◆ Stated task
Reproduce, please, the span of lines beginning at the line with "Reproduce this diagram with TikZ." and ending at the line with "(0,0) rectangle (923,677);", inclusive, minus any pictures.

◆ Given records
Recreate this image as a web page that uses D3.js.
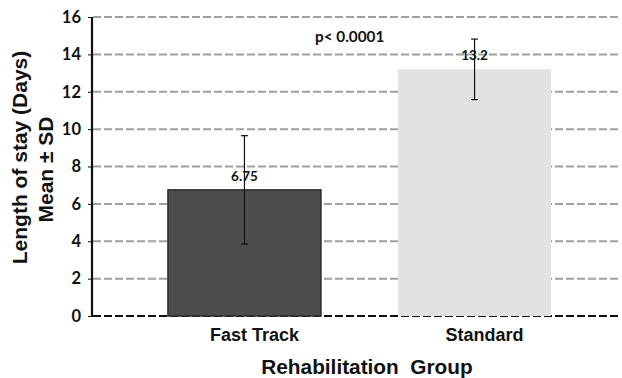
* * *
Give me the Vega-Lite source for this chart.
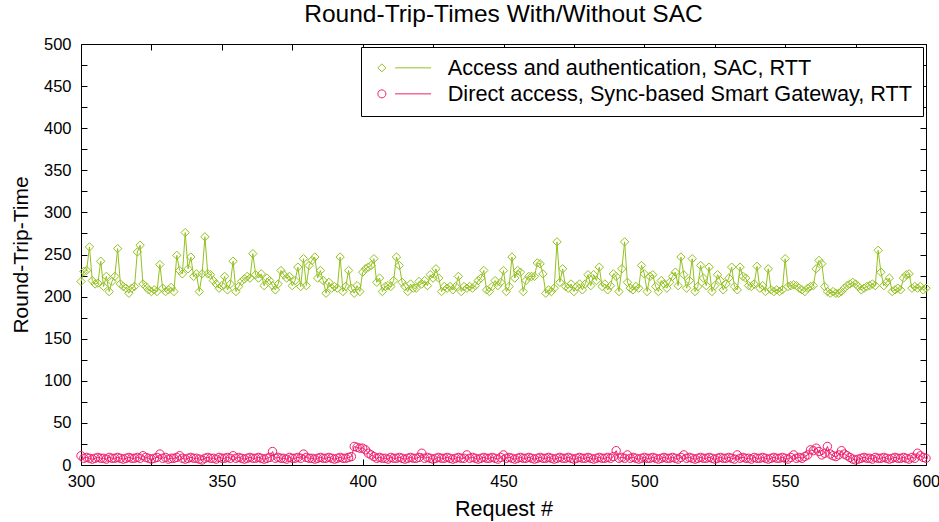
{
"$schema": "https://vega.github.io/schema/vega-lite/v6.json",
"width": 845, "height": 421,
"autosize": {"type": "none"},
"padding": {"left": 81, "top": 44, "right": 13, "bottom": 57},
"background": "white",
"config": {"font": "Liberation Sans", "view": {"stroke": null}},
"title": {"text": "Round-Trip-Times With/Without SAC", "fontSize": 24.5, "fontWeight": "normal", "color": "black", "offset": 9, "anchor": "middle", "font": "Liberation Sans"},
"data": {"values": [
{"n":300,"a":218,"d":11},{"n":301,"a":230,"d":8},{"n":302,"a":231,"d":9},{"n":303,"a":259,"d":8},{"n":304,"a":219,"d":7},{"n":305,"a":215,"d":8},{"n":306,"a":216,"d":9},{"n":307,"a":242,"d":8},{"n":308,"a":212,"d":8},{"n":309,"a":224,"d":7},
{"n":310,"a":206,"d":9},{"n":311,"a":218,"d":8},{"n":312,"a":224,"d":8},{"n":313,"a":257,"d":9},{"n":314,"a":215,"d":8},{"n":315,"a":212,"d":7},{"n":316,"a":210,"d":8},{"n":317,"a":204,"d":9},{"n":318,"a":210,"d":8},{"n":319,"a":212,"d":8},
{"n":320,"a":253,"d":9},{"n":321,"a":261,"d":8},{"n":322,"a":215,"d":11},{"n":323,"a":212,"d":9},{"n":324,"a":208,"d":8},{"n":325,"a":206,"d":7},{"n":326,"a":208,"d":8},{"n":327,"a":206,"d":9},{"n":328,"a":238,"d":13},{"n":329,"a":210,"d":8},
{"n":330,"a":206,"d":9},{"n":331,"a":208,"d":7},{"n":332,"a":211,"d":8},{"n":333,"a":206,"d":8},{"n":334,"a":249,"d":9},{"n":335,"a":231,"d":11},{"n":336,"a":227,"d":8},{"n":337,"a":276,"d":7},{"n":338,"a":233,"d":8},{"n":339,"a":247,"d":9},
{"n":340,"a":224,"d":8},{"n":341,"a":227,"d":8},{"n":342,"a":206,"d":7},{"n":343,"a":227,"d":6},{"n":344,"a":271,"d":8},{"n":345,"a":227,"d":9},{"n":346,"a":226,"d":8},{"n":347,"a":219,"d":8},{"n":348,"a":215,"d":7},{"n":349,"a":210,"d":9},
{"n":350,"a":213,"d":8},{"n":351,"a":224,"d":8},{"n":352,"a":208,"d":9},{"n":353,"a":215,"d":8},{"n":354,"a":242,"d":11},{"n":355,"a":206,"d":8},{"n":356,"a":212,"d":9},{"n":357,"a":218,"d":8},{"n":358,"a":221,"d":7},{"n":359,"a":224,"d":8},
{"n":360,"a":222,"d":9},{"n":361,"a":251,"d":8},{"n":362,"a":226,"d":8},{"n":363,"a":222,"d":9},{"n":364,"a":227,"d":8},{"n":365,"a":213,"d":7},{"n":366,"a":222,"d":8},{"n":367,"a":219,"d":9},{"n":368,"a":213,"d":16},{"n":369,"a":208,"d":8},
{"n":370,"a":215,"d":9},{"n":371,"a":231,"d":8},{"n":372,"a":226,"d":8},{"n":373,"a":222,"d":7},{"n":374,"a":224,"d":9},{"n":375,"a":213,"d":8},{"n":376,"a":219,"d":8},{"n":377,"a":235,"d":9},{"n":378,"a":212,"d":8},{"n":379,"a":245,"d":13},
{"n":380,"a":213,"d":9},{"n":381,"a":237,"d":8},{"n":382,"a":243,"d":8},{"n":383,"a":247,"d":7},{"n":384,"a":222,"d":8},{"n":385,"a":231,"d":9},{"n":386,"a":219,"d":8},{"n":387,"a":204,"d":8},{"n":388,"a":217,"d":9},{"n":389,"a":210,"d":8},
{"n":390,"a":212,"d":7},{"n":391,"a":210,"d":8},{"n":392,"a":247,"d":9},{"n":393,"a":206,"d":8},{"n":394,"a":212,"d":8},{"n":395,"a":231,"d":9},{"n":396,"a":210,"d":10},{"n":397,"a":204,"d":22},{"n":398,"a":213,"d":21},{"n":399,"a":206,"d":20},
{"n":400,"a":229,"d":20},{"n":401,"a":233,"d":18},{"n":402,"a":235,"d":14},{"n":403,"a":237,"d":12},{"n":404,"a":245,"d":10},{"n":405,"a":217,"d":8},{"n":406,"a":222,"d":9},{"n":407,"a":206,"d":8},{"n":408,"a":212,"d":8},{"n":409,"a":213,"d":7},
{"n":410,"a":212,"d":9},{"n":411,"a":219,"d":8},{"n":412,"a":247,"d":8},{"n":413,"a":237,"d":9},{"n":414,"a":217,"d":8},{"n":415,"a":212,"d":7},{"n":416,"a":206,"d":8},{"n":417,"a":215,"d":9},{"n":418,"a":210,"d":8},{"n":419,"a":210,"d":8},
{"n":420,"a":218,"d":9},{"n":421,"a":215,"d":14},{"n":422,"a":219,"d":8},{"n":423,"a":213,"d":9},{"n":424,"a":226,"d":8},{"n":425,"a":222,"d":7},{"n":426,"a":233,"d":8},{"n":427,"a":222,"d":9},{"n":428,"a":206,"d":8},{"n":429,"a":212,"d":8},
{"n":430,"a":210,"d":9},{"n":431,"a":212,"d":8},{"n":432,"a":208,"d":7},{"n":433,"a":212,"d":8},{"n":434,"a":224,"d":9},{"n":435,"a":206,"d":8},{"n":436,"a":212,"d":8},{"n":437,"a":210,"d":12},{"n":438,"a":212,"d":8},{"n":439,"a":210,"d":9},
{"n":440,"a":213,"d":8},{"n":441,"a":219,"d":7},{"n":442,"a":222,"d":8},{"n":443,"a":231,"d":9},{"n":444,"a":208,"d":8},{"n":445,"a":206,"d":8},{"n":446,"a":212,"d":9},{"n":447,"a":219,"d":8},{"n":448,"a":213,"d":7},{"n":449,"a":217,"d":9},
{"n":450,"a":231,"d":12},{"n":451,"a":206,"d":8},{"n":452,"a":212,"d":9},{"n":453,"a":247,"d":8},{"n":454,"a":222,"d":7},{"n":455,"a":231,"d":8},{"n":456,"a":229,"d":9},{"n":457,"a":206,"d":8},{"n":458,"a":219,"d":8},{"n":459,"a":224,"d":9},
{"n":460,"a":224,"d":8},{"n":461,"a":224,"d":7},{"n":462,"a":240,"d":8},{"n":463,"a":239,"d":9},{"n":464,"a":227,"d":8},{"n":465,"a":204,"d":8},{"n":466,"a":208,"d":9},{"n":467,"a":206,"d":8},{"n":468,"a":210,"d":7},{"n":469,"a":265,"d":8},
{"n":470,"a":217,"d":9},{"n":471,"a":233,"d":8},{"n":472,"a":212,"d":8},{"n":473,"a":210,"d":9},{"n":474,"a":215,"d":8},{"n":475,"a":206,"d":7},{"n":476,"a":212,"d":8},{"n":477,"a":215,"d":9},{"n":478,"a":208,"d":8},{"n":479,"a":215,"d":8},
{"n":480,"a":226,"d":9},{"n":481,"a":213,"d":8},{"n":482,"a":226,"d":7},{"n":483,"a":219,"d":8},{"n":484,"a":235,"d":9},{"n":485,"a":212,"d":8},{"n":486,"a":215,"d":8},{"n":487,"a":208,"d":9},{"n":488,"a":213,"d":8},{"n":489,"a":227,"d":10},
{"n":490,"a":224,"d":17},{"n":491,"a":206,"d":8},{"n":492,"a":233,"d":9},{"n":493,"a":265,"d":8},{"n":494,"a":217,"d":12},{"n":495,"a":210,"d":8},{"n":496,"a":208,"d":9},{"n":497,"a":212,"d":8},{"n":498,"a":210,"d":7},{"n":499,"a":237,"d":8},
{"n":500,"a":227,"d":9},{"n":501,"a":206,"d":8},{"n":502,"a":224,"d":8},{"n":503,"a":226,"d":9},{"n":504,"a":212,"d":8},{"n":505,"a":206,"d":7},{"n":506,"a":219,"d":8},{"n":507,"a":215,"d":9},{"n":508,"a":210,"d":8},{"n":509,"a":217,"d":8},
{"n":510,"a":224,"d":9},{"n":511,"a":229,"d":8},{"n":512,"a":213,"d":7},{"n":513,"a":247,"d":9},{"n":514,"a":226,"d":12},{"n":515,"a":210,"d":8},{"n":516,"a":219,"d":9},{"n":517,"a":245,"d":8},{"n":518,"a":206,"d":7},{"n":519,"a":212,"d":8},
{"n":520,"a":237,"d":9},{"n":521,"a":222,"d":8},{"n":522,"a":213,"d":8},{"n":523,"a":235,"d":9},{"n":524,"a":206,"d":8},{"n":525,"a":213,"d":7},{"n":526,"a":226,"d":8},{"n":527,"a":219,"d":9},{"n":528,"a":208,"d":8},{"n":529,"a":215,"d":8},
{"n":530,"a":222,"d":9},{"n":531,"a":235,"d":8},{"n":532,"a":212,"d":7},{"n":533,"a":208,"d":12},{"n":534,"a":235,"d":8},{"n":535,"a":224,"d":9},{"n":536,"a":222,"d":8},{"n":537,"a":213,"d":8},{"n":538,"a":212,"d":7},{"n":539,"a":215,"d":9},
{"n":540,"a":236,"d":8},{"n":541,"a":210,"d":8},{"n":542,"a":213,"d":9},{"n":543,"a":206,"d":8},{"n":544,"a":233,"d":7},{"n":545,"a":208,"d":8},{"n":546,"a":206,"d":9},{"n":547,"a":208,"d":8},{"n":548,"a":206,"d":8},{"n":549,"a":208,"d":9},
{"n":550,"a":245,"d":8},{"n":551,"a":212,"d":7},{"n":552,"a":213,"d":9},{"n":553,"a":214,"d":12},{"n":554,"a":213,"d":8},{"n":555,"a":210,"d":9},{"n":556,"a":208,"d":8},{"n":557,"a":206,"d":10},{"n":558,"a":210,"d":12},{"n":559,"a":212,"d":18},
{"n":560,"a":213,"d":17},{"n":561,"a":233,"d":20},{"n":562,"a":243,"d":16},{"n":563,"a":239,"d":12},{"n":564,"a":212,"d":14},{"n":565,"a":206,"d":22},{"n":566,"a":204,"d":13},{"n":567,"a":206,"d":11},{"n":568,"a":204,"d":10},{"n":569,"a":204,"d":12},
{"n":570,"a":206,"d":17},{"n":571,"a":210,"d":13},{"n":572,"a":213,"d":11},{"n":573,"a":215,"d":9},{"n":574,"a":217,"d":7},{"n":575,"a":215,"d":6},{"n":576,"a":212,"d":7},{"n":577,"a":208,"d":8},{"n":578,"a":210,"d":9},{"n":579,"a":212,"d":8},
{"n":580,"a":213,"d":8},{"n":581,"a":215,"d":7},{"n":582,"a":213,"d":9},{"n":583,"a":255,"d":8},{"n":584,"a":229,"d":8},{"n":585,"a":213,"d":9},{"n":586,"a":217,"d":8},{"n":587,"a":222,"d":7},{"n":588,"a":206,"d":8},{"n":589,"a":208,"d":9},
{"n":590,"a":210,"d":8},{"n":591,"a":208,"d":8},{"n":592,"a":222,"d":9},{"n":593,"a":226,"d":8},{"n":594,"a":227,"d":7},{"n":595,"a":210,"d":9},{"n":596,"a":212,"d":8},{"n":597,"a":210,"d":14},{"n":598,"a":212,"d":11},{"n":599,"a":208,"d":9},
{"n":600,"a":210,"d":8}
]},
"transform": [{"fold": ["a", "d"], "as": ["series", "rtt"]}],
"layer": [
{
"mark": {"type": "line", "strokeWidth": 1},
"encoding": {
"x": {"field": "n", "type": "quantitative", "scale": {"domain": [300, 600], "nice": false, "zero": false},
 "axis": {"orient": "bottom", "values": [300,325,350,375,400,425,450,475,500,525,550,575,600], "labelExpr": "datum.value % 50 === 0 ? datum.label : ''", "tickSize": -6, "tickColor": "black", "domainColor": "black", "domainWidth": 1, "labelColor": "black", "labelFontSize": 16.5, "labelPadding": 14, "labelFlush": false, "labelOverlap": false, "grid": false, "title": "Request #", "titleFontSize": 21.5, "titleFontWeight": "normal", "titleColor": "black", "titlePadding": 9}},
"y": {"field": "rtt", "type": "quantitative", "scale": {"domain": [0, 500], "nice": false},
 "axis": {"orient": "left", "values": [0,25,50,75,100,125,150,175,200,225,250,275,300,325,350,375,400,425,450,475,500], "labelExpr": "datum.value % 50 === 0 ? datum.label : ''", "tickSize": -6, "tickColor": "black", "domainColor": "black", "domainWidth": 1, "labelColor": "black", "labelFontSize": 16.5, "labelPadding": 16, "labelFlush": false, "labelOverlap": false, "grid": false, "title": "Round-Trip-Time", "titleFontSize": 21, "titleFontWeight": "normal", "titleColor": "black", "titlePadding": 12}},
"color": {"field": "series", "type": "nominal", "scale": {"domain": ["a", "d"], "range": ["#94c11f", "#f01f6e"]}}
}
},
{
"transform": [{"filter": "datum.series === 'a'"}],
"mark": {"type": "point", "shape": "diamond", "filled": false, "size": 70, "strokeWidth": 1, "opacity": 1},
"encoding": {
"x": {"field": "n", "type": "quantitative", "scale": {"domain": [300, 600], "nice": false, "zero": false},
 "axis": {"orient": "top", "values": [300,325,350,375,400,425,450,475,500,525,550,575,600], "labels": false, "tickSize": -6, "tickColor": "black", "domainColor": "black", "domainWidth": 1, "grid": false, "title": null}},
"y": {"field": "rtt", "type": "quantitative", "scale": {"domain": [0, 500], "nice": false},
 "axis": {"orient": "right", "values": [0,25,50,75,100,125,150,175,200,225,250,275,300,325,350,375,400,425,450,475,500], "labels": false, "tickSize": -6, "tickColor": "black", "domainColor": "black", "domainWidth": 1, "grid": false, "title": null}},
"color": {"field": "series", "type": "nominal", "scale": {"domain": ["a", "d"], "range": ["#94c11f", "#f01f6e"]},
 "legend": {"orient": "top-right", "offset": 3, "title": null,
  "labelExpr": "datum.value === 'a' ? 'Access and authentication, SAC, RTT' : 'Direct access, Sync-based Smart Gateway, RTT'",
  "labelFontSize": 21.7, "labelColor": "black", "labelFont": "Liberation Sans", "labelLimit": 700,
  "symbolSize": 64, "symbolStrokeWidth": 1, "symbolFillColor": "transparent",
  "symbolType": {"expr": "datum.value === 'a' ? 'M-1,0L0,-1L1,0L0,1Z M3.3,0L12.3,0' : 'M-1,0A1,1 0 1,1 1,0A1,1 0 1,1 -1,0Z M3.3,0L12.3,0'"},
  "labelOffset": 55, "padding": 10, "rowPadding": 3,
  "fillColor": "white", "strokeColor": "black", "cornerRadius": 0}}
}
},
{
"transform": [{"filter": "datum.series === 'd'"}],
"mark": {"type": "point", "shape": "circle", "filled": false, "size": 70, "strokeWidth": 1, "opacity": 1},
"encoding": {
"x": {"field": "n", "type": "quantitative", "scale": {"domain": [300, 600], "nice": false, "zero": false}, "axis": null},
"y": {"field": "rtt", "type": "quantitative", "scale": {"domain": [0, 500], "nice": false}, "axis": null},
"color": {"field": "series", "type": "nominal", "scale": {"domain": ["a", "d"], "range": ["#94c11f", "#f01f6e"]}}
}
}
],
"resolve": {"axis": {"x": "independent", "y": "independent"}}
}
...
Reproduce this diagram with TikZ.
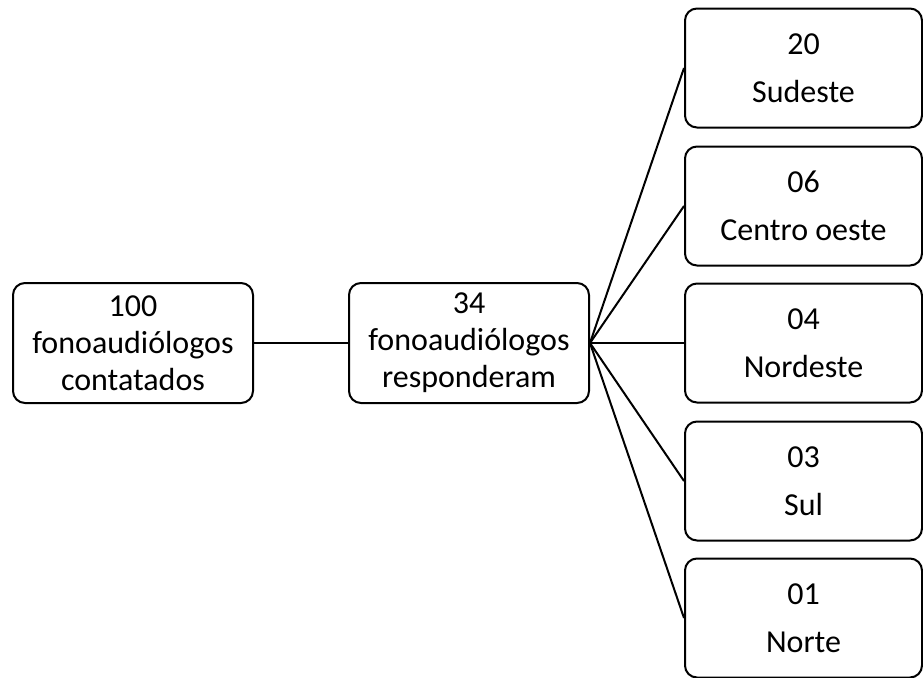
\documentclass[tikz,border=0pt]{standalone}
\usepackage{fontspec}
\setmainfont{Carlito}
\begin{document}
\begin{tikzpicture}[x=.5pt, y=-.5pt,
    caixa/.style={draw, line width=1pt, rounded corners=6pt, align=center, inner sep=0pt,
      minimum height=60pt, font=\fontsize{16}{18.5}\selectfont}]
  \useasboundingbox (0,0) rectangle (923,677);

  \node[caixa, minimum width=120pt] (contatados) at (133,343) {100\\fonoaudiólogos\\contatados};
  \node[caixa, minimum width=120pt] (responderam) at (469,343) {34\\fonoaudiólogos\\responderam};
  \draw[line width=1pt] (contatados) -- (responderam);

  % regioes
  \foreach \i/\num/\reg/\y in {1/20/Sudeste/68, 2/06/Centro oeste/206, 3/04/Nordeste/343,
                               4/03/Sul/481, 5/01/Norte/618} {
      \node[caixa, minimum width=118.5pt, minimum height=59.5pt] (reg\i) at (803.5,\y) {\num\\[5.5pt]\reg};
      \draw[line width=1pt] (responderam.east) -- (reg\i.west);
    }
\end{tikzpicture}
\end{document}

◆ Answer to the task
Reproduce this diagram with TikZ.
\documentclass[tikz,border=0pt]{standalone}
\usepackage{fontspec}
\setmainfont{Carlito}
\begin{document}
\begin{tikzpicture}[x=.5pt, y=-.5pt,
    caixa/.style={draw, line width=1pt, rounded corners=6pt, align=center, inner sep=0pt,
      minimum height=60pt, font=\fontsize{16}{18.5}\selectfont}]
  \useasboundingbox (0,0) rectangle (923,677);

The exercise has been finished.